One of the reasons modern interpretation of these “anti-cultic” passages in the prophets and Psalms often goes off the rails in a sort of either/or way is because our assumptions about religion are so different from theirs. We see religiosity being attacked, and go quickly to modern experience, where religion is a choice rather than an assumption. In that case we imagine religiosity as a problem, rather than a shared reality. From there we may go to “don’t be religious, be an activist.” For Isaiah however, everyone is “religious.” There isn’t really anywhere in the Bible where people are attacked for being religious, because everybody is religious; bad religion however is often a problem.
In this case, bad religion doesn’t mean merely external observances rather than interior faith (that’s a Reformation era perspective), but almost the opposite; bad religion means internalizing and instrumentalizing the meaning of fasting, so it loses the real, social, purpose and power that Isaiah wants to defend. Fasting is not a spiritual practice intended to persuade God to accede to human demands as they think, it is a material practice intended to fulfill God’s demands for humans.
So we would be wrong to assume that God doesn’t want fasting and seeks social action instead.
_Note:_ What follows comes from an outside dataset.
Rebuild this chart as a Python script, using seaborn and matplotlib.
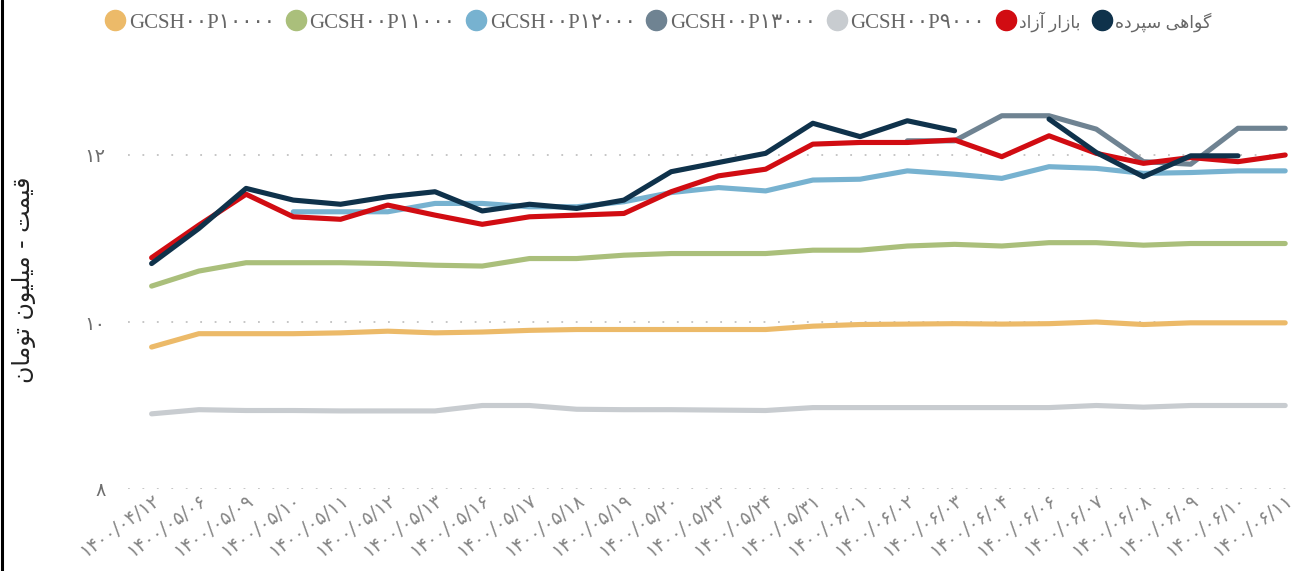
import numpy as np
import pandas as pd
import matplotlib
matplotlib.use("Agg")
import matplotlib.pyplot as plt
import seaborn as sns
from matplotlib.lines import Line2D
from matplotlib.font_manager import FontProperties

sns.set_theme(style="white")
plt.rcParams["font.family"] = ["DejaVu Sans"]

# ---- data -------------------------------------------------------------
dates = [
    "۱۴۰۰/۰۴/۱۲", "۱۴۰۰/۰۵/۰۶", "۱۴۰۰/۰۵/۰۹", "۱۴۰۰/۰۵/۱۰", "۱۴۰۰/۰۵/۱۱",
    "۱۴۰۰/۰۵/۱۲", "۱۴۰۰/۰۵/۱۳", "۱۴۰۰/۰۵/۱۶", "۱۴۰۰/۰۵/۱۷", "۱۴۰۰/۰۵/۱۸",
    "۱۴۰۰/۰۵/۱۹", "۱۴۰۰/۰۵/۲۰", "۱۴۰۰/۰۵/۲۳", "۱۴۰۰/۰۵/۲۴", "۱۴۰۰/۰۵/۳۱",
    "۱۴۰۰/۰۶/۰۱", "۱۴۰۰/۰۶/۰۲", "۱۴۰۰/۰۶/۰۳", "۱۴۰۰/۰۶/۰۴", "۱۴۰۰/۰۶/۰۶",
    "۱۴۰۰/۰۶/۰۷", "۱۴۰۰/۰۶/۰۸", "۱۴۰۰/۰۶/۰۹", "۱۴۰۰/۰۶/۱۰", "۱۴۰۰/۰۶/۱۱",
]
nan = np.nan

p10000 = [9.70, 9.86, 9.86, 9.86, 9.87, 9.89, 9.87, 9.88, 9.90, 9.91, 9.91, 9.91, 9.91,
          9.91, 9.95, 9.97, 9.975, 9.98, 9.975, 9.98, 10.00, 9.97, 9.99, 9.99, 9.99]
p11000 = [10.43, 10.61, 10.71, 10.71, 10.71, 10.70, 10.68, 10.67, 10.76, 10.76, 10.80,
          10.82, 10.82, 10.82, 10.86, 10.86, 10.91, 10.93, 10.91, 10.95, 10.95, 10.92,
          10.94, 10.94, 10.94]
p12000 = [nan, nan, nan, 11.32, 11.32, 11.32, 11.42, 11.42, 11.38, 11.38, 11.44, 11.55,
          11.61, 11.57, 11.70, 11.71, 11.81, 11.77, 11.72, 11.86, 11.84, 11.78, 11.79,
          11.81, 11.81]
p13000 = [nan] * 16 + [12.17, 12.17, 12.47, 12.47, 12.31, 11.92, 11.89, 12.32, 12.32]
p9000 = [8.90, 8.95, 8.94, 8.94, 8.935, 8.935, 8.935, 9.00, 9.00, 8.955, 8.95, 8.95,
         8.945, 8.94, 8.975, 8.975, 8.975, 8.975, 8.975, 8.975, 9.00, 8.98, 9.00, 9.00, 9.00]
free_market = [10.77, 11.16, 11.53, 11.26, 11.23, 11.40, 11.28, 11.17, 11.26, 11.28,
               11.30, 11.56, 11.75, 11.83, 12.13, 12.15, 12.15, 12.18, 11.98, 12.23,
               12.02, 11.90, 11.97, 11.92, 12.00]
deposit_cert = [10.70, 11.12, 11.60, 11.46, 11.41, 11.50, 11.56, 11.33, 11.41, 11.36,
                11.46, 11.80, 11.91, 12.02, 12.38, 12.22, 12.41, 12.29, nan, 12.43,
                12.03, 11.74, 11.99, 11.99, nan]

series_labels = ["GCSH۰۰P۱۰۰۰۰", "GCSH۰۰P۱۱۰۰۰", "GCSH۰۰P۱۲۰۰۰", "GCSH۰۰P۱۳۰۰۰",
                 "GCSH۰۰P۹۰۰۰", "بازار آزاد", "گواهی سپرده"]
series_values = [p10000, p11000, p12000, p13000, p9000, free_market, deposit_cert]
colors = ["#ECBA69", "#AABF7B", "#77B2D0", "#6F8392", "#C8CCD0", "#D10C12", "#0F324B"]

y_ticks = [8, 10, 12]
y_tick_labels = ["۸", "۱۰", "۱۲"]
y_title = "قیمت - میلیون تومان"

# ---- minimal Arabic-script shaping (presentation forms, visual order) --
FORMS = {
    "ا": (0xFE8D, 0xFE8E, None, None),
    "آ": (0xFE81, 0xFE82, None, None),
    "ب": (0xFE8F, 0xFE90, 0xFE91, 0xFE92),
    "پ": (0xFB56, 0xFB57, 0xFB58, 0xFB59),
    "ت": (0xFE95, 0xFE96, 0xFE97, 0xFE98),
    "د": (0xFEA9, 0xFEAA, None, None),
    "ر": (0xFEAD, 0xFEAE, None, None),
    "ز": (0xFEAF, 0xFEB0, None, None),
    "س": (0xFEB1, 0xFEB2, 0xFEB3, 0xFEB4),
    "ق": (0xFED5, 0xFED6, 0xFED7, 0xFED8),
    "گ": (0xFB92, 0xFB93, 0xFB94, 0xFB95),
    "ل": (0xFEDD, 0xFEDE, 0xFEDF, 0xFEE0),
    "م": (0xFEE1, 0xFEE2, 0xFEE3, 0xFEE4),
    "ن": (0xFEE5, 0xFEE6, 0xFEE7, 0xFEE8),
    "ه": (0xFEE9, 0xFEEA, 0xFEEB, 0xFEEC),
    "و": (0xFEED, 0xFEEE, None, None),
    "ی": (0xFBFC, 0xFBFD, 0xFBFE, 0xFBFF),
}


def is_arabic(text):
    return any(ch in FORMS for ch in text)


def shape(text):
    if not is_arabic(text):
        return text
    out = []
    for i, ch in enumerate(text):
        f = FORMS.get(ch)
        if f is None:
            out.append(ch)
            continue
        prev = text[i - 1] if i > 0 else None
        nxt = text[i + 1] if i < len(text) - 1 else None
        join_prev = prev in FORMS and FORMS[prev][2] is not None
        join_next = f[2] is not None and nxt in FORMS
        if join_prev and join_next:
            code = f[3]
        elif join_prev:
            code = f[1]
        elif join_next:
            code = f[2]
        else:
            code = f[0]
        out.append(chr(code))
    return "".join(reversed(out))


# ---- long-form table, one unit per unbroken run of values ----------------
rows = []
for label, vals in zip(series_labels, series_values):
    seg = 0
    started = False
    prev_nan = False
    for i, v in enumerate(vals):
        if np.isnan(v):
            prev_nan = True
            continue
        if prev_nan and started:
            seg += 1
        prev_nan = False
        started = True
        rows.append({"series": label, "x": i, "value": v, "segment": seg})
df = pd.DataFrame(rows)

# ---- figure -------------------------------------------------------------
W, H = 1305, 571
fig = plt.figure(figsize=(W / 100, H / 100), dpi=100)
ax = fig.add_axes([128 / W, 1 - 489 / H, (1297 - 128) / W, (489 - 71.5) / H])

sns.lineplot(
    data=df, x="x", y="value", hue="series", units="segment", estimator=None,
    hue_order=series_labels, palette=dict(zip(series_labels, colors)),
    lw=3.7, sort=True, legend=False, ax=ax,
    solid_capstyle="round", solid_joinstyle="round",
)

ax.set_xlim(-0.5, len(dates) - 1 + 0.25)
ax.set_ylim(8, 13)
for s in ax.spines.values():
    s.set_visible(False)
ax.grid(False)
ax.yaxis.grid(True, color="#c2c2c2", linestyle=(0, (1, 7)), lw=1.3)
ax.set_axisbelow(True)

ax.set_yticks(y_ticks)
ax.set_yticklabels(y_tick_labels)
ax.tick_params(axis="y", length=0, pad=16, labelsize=14, labelcolor="#6e6e6e")
ax.set_xticks(range(len(dates)))
ax.set_xticklabels(dates, rotation=36, ha="right", va="top",
                   rotation_mode="anchor", fontsize=13.5, color="#858585")
ax.tick_params(axis="x", length=0, pad=1)
ax.set_xlabel("")
ax.set_ylabel("")

fig.text(24 / W, 1 - 280 / H, shape(y_title), rotation=90, ha="center",
         va="center", fontsize=17, color="#222222")

handles = [Line2D([], [], marker="o", linestyle="none", markersize=14.5,
                  markerfacecolor=c, markeredgecolor=c) for c in colors]
leg = fig.legend(handles, [shape(s) for s in series_labels], loc="center left",
                 bbox_to_anchor=(106 / W, 1 - 22 / H), ncol=len(colors), frameon=False,
                 prop=FontProperties(family=["Liberation Serif", "DejaVu Sans"], size=15),
                 labelcolor="#666666", handlelength=0.9, handletextpad=0.2,
                 columnspacing=0.55, borderaxespad=0, borderpad=0)
for txt, raw in zip(leg.get_texts(), series_labels):
    if is_arabic(raw):
        txt.set_fontsize(12.5)

fig.add_artist(Line2D([1.5 / W, 1.5 / W], [0, 1], transform=fig.transFigure,
                      color="black", lw=2.2))

fig.savefig("out.png", dpi=100)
When the prophet says, on God’s behalf, “is not this the fast I choose?” (v.5) he is not engaging in metaphors, transferring the meaning of “fasting” from ascetic bodily practice to social action or anything else. He still means fasting, although new weight and scope is added. Note that hunger - not eating - is still central here (“Is it not to share your bread with the hungry?”). Isaiah still envisages people with relative abundance choosing non-consumption - fasting - not for personal fulfillment, but as a response to meeting others’ need.
Food cannot merely be a symbol when people are hungry. Food is also not an infinite resource, but must be shared. What the privileged consume does matter - and changes to material action, including by fasting in the form of sharing, are inescapable. And of other forms of material practice, that put the needs of all ahead of the self-fulfillment of some, are now added; so Isaiah hasn’t spiritualized or metaphorized fasting, but extended it. So fasting (and hence sharing) is envisaged in housing and clothing as well.
Isaiah, then, does want fasting - literal, serious fasting - but with a focus on the needs of all the people. This is social action, but it’s actually pious ritual practice too. Isaiah - like Micah - is not preferring the social over the religious, but reminding his hearers that true religion always includes the social even in its ritual practices. To spiritualize that practice is not the solution. It is even tempting to say that Isaiah advocates being (properly) religious, not (merely) spiritual.